For each line that holds "this", copy the line out.

(Records with drawing code)
***
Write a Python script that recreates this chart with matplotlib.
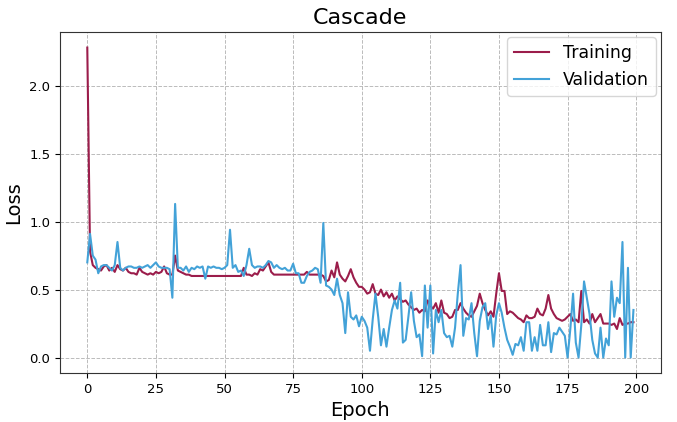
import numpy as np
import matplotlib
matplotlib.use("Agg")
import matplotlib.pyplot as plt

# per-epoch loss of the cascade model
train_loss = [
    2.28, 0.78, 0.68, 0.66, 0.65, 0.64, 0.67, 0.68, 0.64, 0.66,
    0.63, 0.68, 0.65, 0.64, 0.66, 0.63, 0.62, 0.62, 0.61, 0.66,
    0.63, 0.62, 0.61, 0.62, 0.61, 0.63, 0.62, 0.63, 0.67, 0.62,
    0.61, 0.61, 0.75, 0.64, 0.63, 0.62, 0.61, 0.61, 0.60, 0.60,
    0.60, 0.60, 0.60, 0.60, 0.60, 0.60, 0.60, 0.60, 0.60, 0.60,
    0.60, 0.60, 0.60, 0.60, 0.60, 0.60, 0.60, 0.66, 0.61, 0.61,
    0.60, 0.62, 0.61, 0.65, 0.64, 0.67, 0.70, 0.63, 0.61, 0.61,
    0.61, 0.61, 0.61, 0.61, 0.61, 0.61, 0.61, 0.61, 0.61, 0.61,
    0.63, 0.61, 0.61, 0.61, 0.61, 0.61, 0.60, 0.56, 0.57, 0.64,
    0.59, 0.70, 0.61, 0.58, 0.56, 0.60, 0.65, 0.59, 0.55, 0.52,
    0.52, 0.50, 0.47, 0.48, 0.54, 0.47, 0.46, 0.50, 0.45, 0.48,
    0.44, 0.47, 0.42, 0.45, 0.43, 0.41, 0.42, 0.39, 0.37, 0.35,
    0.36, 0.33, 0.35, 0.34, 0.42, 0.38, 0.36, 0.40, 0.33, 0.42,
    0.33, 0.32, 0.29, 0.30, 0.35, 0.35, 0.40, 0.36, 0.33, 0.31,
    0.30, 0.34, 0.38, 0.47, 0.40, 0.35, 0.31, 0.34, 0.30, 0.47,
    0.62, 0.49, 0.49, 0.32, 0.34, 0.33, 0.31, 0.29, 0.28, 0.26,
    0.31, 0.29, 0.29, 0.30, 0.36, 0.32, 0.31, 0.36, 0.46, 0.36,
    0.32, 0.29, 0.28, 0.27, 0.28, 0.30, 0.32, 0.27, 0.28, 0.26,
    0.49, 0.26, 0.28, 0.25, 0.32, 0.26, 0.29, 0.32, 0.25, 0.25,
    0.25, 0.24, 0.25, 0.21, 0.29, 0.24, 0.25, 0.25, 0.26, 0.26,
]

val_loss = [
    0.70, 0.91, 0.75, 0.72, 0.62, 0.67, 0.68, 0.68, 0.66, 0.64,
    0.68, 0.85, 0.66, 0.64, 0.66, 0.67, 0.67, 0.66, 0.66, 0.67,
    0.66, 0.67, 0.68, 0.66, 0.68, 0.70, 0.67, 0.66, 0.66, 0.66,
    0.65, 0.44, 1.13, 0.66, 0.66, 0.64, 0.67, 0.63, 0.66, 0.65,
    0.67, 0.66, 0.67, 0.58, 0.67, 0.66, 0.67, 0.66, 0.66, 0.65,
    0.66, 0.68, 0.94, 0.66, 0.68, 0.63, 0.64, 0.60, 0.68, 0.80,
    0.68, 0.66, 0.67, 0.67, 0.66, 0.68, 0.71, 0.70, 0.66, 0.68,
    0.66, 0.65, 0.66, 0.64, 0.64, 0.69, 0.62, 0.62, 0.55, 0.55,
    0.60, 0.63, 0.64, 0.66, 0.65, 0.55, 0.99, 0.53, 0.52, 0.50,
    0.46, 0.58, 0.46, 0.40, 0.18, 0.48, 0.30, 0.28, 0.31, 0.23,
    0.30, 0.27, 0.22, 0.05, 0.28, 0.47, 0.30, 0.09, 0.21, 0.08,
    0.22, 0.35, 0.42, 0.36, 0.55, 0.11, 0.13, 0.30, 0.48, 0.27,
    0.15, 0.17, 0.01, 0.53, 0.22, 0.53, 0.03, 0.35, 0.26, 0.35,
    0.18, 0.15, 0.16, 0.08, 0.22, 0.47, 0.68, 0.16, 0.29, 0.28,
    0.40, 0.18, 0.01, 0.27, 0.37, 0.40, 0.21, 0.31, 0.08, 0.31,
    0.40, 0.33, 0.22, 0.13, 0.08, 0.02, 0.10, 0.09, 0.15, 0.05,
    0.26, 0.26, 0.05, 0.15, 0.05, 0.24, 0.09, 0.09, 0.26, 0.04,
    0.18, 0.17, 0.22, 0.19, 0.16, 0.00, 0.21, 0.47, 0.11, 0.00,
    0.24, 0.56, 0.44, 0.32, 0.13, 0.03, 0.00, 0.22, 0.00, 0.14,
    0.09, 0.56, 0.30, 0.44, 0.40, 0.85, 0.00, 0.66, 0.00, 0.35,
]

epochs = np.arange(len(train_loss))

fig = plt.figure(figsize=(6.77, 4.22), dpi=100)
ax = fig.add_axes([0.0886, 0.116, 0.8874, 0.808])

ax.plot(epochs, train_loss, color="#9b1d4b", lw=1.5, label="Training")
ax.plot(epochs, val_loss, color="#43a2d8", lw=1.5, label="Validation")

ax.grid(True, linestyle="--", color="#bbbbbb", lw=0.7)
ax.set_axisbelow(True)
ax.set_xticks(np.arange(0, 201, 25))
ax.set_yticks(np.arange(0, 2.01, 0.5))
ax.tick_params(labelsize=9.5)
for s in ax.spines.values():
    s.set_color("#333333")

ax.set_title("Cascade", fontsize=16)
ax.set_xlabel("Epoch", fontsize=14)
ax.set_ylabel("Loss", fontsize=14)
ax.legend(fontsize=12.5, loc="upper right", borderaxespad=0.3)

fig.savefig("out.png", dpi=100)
***
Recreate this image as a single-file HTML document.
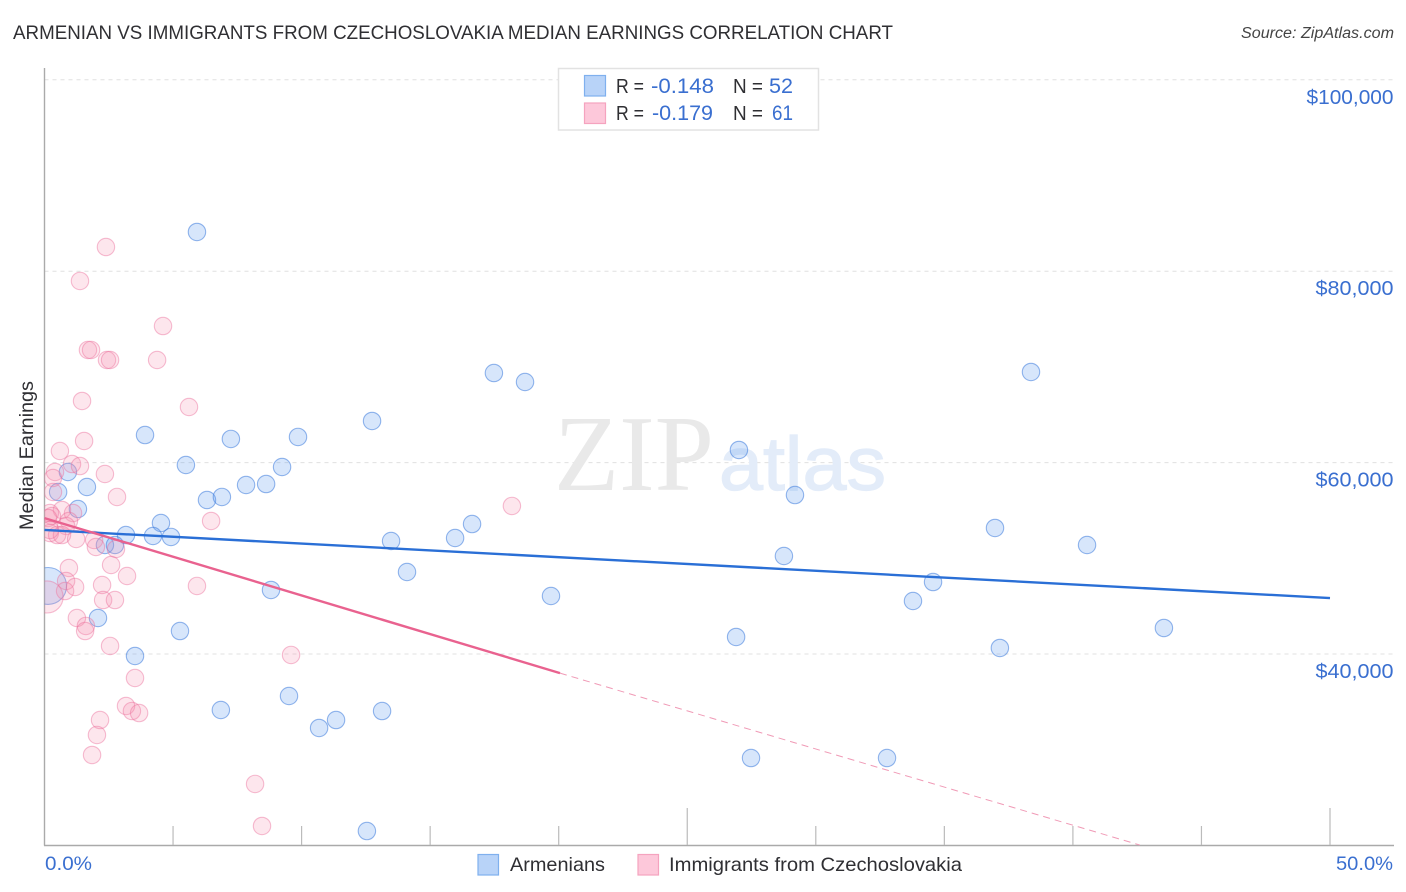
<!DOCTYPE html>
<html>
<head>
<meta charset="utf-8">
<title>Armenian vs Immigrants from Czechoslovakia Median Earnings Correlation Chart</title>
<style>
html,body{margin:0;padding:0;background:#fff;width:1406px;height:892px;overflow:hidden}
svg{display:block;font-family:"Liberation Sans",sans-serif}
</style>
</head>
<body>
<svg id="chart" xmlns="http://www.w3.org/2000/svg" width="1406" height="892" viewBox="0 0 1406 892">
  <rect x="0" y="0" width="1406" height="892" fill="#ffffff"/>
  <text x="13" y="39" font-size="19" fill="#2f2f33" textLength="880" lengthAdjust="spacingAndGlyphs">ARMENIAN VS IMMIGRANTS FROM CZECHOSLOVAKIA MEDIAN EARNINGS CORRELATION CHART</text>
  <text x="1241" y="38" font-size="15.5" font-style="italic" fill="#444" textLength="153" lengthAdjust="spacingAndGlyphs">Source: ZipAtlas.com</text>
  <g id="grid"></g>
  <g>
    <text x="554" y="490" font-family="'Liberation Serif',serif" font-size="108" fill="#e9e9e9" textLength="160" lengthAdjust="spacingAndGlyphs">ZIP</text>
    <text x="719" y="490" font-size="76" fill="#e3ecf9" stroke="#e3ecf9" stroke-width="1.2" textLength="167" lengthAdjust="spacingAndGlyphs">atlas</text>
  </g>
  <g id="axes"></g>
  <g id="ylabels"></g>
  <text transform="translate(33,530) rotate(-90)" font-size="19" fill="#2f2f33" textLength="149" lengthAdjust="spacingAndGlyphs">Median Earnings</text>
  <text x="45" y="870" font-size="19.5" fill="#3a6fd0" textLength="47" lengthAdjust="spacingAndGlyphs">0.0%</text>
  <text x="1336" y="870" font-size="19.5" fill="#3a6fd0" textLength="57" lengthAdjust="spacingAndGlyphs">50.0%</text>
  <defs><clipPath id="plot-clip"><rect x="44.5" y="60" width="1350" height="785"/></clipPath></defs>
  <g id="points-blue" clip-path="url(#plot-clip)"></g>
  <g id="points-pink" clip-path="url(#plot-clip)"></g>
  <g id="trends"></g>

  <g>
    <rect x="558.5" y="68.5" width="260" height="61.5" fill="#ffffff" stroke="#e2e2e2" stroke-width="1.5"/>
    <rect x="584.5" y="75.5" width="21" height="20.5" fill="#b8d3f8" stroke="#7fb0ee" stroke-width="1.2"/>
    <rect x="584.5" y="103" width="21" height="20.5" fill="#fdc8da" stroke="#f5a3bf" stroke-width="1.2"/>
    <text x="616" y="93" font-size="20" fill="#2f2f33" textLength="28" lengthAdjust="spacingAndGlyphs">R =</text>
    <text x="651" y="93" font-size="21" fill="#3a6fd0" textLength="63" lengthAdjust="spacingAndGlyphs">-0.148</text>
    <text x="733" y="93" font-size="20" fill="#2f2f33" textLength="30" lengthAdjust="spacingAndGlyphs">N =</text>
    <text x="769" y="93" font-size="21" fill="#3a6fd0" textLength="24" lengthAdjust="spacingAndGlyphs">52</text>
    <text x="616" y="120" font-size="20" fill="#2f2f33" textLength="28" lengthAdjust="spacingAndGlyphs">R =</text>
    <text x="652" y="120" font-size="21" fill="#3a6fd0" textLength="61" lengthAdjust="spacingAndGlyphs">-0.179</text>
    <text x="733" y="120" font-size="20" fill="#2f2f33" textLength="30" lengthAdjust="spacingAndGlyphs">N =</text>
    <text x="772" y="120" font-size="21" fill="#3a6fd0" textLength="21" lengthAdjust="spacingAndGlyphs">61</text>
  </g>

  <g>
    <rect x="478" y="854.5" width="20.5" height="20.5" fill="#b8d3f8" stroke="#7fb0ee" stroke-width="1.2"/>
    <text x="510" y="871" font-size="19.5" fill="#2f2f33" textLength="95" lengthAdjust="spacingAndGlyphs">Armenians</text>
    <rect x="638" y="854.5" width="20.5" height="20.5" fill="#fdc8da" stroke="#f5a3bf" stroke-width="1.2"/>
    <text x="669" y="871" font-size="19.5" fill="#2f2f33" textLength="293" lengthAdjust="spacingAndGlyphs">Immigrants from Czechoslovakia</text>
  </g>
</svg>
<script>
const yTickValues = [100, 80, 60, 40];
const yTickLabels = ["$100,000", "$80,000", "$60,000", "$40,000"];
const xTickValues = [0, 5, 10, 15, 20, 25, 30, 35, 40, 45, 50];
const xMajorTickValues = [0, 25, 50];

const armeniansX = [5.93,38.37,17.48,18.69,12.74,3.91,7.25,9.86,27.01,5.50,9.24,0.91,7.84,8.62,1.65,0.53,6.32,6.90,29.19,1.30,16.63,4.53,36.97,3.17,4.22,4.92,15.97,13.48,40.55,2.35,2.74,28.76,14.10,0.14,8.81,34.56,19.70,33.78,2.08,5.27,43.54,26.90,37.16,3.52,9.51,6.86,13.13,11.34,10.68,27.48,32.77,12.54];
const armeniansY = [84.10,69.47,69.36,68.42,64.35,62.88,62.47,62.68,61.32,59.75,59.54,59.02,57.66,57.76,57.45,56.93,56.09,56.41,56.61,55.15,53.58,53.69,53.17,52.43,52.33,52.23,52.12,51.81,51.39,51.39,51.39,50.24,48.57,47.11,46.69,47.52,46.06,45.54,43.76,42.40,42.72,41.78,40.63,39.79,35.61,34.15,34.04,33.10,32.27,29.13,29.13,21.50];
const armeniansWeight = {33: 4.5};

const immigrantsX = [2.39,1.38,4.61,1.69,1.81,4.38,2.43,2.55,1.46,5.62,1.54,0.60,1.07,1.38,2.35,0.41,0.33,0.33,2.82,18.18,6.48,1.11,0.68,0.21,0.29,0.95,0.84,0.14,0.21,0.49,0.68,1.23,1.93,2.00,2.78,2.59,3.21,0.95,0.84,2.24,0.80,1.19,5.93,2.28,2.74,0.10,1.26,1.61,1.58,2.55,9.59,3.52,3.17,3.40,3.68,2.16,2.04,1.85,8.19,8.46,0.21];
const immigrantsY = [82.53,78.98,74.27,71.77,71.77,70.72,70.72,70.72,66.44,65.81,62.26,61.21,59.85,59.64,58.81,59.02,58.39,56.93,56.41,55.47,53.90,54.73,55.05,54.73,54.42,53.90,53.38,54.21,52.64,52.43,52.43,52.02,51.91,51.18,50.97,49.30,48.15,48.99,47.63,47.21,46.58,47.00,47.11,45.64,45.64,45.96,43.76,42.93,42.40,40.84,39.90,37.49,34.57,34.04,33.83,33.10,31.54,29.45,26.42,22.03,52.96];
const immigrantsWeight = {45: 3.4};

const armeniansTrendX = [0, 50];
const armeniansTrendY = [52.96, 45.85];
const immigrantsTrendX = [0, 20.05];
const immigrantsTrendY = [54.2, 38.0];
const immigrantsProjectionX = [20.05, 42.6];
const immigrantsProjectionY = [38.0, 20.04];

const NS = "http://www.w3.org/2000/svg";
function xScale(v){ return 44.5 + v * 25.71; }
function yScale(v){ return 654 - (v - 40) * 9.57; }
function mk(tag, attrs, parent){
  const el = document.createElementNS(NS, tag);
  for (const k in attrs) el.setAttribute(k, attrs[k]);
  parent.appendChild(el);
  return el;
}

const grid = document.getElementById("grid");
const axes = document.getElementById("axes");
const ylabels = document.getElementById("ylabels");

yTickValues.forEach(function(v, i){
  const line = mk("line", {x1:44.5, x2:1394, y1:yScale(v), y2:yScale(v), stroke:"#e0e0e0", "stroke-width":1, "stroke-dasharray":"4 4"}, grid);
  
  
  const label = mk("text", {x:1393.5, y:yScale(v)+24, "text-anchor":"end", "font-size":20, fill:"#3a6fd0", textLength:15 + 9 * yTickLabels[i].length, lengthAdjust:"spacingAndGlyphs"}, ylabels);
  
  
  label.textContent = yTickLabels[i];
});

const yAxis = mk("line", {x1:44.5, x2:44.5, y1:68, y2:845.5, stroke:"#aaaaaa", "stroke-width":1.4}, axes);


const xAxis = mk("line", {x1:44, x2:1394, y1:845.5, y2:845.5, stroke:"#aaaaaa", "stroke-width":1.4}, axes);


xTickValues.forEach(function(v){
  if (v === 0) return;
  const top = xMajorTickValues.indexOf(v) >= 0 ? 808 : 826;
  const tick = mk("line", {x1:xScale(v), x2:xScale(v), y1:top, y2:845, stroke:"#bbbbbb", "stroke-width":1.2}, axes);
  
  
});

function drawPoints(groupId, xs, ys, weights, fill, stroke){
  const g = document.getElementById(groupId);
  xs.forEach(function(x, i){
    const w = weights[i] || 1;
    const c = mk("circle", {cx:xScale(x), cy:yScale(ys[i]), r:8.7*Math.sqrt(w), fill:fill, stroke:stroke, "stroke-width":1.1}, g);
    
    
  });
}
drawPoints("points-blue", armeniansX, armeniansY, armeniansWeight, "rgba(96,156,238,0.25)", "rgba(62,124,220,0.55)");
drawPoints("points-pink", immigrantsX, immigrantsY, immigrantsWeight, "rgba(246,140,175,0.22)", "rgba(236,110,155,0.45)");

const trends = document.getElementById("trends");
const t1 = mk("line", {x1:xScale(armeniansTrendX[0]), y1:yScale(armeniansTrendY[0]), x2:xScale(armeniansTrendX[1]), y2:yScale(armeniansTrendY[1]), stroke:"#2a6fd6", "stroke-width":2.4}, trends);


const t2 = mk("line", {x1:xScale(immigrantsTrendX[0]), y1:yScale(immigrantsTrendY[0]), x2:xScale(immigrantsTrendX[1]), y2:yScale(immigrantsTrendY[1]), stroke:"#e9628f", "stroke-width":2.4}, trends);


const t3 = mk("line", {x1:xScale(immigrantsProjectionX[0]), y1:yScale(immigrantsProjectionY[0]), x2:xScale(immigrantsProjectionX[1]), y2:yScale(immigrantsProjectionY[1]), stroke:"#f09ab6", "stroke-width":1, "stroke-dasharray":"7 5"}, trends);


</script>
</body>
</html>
***
* _Response below_
Write a Python script that recreates this chart with matplotlib.
Recreate this image as a single-file HTML document.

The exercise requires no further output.